Curry powder lends a lot of flavor and a touch of heat to these vibrant sweet potato latkes. They’re great with homemade applesauce and sour cream, though it’s even more fun to take a cue from their Indian inspiration and serve them with mango chutney and Cucumber Mint Raita.
Make It A Meal: Serve these latkes alongside Indian-Spiced Salmon or Persian Roast Chicken. Green Beans with Pecans and Date Syrup make an ideal veggie side. And this Tropical Mango Upside Down Cake isn't just the perfect sweet finish to the meal, it's also a great way to use up some of the leftover coconut milk you'll have after making the latkes.
Ingredient Tip: Curious about curry powder? Here's a little background on the spice blend. If you don't have a store-bought blend on hand, you can make your own. There are lots of recipes, but this simple one from Thai Food Expert Darlene Schmidt is a good place to start.
- 1 1/2 pounds sweet potatoes (about 2 large, peeled and shredded)
- 1/2 cup flour (all-purpose OR white whole wheat)
- 2 1/2 teaspoons curry powder
- 1/2 teaspoon baking powder
- 1/2 teaspoon salt
- 2 large eggs (lightly beaten)
- 1/2 cup coconut milk (canned, preferably full fat)
- 1/2 cup canola oil (or amount needed for frying, you can also use a mix of olive and grapeseed oil or just grapeseed oil)
- Preheat the oven to 200° F. Line a large rimmed baking sheet with parchment paper and set aside.
- Place the grated sweet potatoes in a large bowl. In another bowl, whisk together the flour, curry powder, baking soda, and salt. Add the flour mixture to the sweet potatoes and toss together to coat.
- Add the eggs and coconut milk to the sweet potatoes and mix well.
- Add ¼ inch of oil to a large, heavy skillet. Heat over medium-high heat until the oil is shimmering but not smoking. Test the temperature by dropping a few sweet potato shreds into the oil – if it sizzles, it is warm enough to begin frying latkes.
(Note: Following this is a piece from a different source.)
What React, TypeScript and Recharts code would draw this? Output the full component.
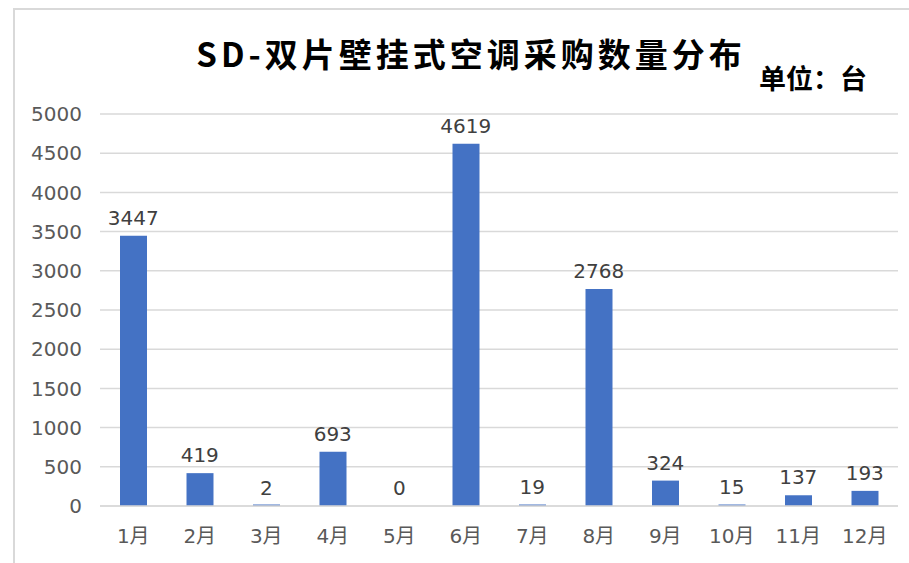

- Drop the latke batter into the hot oil by the heaping tablespoonful, and flatten each slightly with the back of the spoon. (Take care not to crowd the pan – depending on the size of your skillet, you’ll probably be able to fry 4 or 5 latkes at a time.) Fry the latkes on the first side for 2-3 minutes, or until the undersides are golden brown. Flip the latkes and fry for 2-3 minutes more. (If the latkes are browning too quickly, lower the heat slightly.)
- Transfer the latkes to a paper towel-lined plate to drain, then place on the baking sheet and keep warm in the oven while you fry the rest of the latkes. Serve immediately with applesauce and/or sour cream or raita. Enjoy!